STATED PROBLEM: Using the material below, print a verbatim copy of every line from the one containing "Give me the TikZ source for this diagram." through the one containing "(0.02* 521, -0.02*", inclusive, and omit the pictures.

STORED RECORDS:

* begin *

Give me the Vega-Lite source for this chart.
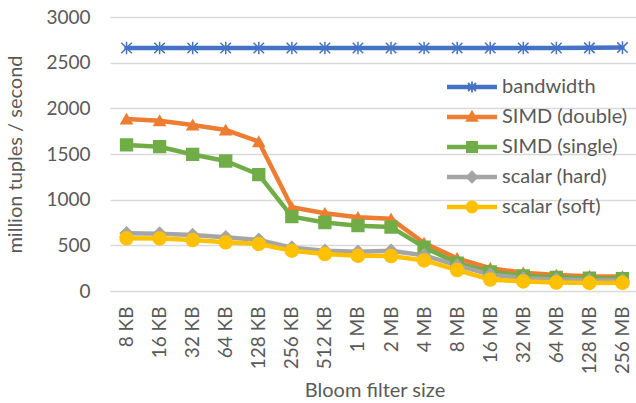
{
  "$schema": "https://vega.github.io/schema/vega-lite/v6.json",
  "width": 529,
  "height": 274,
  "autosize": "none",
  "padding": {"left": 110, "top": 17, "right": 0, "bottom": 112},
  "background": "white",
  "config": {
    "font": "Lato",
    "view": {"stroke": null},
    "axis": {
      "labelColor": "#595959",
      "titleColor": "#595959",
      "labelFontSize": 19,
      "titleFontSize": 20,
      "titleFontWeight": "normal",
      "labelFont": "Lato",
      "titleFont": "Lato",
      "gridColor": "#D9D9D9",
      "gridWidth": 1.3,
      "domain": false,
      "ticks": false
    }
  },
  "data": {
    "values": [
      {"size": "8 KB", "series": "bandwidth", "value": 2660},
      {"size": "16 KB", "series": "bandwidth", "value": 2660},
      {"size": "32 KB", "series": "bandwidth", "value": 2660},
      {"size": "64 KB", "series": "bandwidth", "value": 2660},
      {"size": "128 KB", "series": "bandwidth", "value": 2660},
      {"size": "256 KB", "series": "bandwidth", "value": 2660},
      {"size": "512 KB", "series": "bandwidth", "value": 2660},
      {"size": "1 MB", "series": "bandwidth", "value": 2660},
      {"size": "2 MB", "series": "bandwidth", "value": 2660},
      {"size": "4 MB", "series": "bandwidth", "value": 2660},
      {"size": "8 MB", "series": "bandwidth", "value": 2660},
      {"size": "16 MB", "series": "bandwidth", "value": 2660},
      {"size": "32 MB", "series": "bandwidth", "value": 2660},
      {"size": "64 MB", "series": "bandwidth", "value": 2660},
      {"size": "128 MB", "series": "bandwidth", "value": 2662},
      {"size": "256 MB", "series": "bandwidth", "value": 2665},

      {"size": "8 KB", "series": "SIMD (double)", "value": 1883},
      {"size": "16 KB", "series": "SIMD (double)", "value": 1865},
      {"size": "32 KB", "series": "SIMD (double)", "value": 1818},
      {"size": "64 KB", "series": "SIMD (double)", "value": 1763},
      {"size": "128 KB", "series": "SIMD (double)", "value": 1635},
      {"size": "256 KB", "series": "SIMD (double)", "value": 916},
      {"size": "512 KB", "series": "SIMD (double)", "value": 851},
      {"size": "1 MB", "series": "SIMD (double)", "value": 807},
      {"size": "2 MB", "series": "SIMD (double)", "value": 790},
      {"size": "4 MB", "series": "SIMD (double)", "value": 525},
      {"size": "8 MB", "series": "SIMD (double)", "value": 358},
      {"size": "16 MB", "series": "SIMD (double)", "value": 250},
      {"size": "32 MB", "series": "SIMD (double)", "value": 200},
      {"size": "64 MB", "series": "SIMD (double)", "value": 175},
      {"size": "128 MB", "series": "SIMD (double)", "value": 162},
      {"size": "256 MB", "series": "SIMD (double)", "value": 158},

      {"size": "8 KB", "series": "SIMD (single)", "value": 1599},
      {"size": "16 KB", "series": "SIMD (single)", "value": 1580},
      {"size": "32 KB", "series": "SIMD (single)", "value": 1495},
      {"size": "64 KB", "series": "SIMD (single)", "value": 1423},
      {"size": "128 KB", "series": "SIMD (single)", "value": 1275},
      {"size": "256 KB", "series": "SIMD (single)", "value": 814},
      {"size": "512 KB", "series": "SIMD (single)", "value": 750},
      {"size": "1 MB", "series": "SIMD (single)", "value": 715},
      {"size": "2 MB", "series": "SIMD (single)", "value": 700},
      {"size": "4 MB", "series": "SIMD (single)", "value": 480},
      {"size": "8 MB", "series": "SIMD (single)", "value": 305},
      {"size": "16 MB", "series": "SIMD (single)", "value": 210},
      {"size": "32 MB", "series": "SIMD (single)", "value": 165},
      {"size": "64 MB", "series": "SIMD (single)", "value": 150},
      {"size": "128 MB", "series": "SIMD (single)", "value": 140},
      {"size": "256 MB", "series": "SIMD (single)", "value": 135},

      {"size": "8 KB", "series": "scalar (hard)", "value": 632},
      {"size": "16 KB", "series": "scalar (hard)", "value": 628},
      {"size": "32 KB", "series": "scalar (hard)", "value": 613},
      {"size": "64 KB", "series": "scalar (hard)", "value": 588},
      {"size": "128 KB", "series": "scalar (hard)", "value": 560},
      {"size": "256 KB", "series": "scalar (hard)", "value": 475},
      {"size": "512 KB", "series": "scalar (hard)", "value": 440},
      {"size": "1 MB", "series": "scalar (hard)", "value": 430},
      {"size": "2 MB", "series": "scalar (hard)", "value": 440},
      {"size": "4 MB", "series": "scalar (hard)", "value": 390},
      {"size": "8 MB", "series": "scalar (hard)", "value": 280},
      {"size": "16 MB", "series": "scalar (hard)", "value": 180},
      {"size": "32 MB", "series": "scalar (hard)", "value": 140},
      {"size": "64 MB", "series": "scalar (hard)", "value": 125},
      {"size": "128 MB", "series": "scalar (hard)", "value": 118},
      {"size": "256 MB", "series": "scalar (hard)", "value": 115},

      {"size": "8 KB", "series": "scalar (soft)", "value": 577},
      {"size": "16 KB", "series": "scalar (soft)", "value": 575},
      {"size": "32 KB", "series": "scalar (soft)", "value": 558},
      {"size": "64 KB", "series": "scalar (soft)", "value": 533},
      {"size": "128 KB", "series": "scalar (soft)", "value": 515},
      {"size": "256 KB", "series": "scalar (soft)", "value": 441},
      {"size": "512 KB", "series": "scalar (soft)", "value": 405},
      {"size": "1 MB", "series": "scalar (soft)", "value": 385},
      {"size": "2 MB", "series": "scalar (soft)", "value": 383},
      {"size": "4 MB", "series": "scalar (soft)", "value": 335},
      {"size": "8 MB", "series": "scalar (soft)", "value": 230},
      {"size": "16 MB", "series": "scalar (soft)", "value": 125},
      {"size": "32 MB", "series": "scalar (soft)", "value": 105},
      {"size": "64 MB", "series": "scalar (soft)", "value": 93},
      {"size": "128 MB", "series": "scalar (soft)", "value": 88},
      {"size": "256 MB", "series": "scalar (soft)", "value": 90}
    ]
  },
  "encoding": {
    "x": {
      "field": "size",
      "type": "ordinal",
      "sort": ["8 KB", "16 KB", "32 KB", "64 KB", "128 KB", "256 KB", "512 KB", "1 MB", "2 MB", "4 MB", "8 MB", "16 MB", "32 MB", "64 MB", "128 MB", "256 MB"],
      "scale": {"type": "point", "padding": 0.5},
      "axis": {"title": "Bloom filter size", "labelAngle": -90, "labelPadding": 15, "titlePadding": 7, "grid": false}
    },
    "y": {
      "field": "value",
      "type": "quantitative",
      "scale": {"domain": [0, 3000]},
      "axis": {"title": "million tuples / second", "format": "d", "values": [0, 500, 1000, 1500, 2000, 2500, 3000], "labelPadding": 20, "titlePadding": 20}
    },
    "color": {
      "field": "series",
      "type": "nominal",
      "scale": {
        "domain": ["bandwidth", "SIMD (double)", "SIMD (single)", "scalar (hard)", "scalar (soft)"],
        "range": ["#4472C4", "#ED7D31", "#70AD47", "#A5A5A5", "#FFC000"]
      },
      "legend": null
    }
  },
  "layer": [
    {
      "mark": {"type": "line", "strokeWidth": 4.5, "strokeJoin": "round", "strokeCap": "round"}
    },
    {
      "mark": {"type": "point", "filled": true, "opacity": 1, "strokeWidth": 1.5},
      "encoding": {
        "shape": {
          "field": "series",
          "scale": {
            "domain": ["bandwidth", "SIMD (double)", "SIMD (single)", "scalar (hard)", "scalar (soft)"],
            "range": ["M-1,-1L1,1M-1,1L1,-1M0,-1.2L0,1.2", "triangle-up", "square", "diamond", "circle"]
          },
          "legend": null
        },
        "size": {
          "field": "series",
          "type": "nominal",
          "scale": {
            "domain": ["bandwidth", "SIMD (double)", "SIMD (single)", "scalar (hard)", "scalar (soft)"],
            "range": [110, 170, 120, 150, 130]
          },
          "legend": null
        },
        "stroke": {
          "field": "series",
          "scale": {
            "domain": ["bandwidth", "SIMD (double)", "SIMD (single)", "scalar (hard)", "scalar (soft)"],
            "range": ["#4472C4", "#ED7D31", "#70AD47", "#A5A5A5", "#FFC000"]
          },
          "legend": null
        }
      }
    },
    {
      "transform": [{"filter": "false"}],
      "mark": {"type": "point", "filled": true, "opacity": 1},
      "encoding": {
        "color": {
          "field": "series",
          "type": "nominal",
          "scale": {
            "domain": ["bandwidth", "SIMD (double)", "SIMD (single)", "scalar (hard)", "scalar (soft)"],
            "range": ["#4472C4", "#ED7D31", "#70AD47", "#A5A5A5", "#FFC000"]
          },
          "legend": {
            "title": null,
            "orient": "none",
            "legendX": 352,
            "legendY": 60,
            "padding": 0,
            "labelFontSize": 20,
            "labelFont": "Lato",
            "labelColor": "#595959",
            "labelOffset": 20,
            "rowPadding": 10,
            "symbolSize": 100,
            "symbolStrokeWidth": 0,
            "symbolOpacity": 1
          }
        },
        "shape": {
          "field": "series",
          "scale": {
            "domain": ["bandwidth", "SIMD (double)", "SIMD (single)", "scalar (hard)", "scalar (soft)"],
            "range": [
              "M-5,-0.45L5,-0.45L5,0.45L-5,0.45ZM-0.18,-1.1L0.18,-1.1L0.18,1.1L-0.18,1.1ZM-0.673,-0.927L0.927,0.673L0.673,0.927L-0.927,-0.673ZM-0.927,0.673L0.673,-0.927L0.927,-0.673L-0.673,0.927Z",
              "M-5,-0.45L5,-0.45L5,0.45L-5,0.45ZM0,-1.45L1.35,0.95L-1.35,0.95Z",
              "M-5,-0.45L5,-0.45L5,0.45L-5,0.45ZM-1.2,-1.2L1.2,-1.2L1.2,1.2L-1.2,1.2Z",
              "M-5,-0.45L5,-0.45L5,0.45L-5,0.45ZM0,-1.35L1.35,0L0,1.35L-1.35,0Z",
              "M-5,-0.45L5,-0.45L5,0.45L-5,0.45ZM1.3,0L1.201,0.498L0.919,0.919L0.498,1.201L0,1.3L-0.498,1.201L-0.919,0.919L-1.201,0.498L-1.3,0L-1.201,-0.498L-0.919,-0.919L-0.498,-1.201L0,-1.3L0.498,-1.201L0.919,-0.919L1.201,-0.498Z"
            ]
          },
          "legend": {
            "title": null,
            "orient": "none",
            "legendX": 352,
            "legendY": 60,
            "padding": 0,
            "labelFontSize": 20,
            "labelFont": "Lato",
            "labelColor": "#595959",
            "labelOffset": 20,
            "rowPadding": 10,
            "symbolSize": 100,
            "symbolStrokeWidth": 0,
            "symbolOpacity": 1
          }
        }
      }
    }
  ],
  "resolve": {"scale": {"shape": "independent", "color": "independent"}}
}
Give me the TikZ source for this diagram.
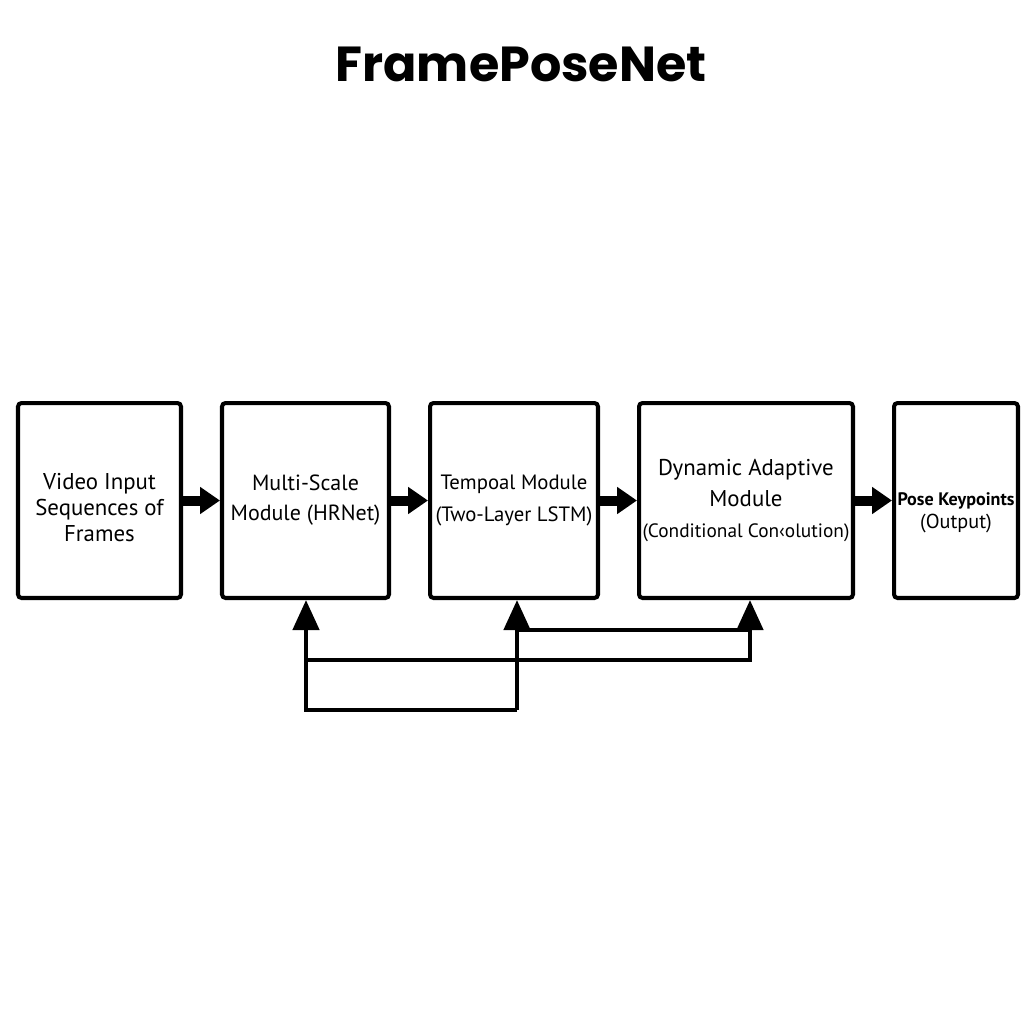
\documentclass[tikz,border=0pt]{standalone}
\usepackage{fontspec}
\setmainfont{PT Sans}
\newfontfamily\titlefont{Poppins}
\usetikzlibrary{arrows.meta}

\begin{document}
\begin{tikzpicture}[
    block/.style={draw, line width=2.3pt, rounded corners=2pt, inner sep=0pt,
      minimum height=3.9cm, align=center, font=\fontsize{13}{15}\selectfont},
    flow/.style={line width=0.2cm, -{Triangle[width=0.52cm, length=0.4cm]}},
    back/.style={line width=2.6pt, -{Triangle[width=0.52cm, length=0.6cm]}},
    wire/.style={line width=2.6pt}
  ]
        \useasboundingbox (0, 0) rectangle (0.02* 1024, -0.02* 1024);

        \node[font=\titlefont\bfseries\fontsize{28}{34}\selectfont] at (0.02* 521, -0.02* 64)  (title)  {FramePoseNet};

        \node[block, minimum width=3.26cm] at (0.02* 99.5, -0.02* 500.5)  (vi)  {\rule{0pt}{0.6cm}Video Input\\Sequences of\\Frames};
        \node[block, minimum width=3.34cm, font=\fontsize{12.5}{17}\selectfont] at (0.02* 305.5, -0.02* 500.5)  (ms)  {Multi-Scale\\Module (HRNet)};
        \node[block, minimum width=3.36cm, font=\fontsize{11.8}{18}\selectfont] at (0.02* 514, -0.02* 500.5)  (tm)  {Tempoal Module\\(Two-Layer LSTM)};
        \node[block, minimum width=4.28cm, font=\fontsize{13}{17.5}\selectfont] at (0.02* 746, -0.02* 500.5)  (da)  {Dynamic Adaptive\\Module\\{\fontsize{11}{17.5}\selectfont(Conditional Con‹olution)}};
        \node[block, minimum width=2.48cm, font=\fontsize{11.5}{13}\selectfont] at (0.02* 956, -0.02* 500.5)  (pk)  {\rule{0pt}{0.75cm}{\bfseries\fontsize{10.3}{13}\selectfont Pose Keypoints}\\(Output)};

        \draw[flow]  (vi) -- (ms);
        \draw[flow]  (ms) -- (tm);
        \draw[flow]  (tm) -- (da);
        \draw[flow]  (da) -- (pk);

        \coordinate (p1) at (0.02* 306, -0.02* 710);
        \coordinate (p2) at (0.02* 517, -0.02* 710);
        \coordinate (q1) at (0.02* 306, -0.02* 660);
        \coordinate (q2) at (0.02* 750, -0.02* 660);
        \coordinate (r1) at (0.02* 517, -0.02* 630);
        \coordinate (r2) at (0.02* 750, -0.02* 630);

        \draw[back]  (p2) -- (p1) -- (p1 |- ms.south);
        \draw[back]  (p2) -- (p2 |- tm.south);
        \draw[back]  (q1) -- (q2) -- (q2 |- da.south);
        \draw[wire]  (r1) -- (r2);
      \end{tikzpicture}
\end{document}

* end *

TASK RESPONSE:
Give me the TikZ source for this diagram.
\documentclass[tikz,border=0pt]{standalone}
\usepackage{fontspec}
\setmainfont{PT Sans}
\newfontfamily\titlefont{Poppins}
\usetikzlibrary{arrows.meta}

\begin{document}
\begin{tikzpicture}[
    block/.style={draw, line width=2.3pt, rounded corners=2pt, inner sep=0pt,
      minimum height=3.9cm, align=center, font=\fontsize{13}{15}\selectfont},
    flow/.style={line width=0.2cm, -{Triangle[width=0.52cm, length=0.4cm]}},
    back/.style={line width=2.6pt, -{Triangle[width=0.52cm, length=0.6cm]}},
    wire/.style={line width=2.6pt}
  ]
        \useasboundingbox (0, 0) rectangle (0.02* 1024, -0.02* 1024);

        \node[font=\titlefont\bfseries\fontsize{28}{34}\selectfont] at (0.02* 521, -0.02* 64)  (title)  {FramePoseNet};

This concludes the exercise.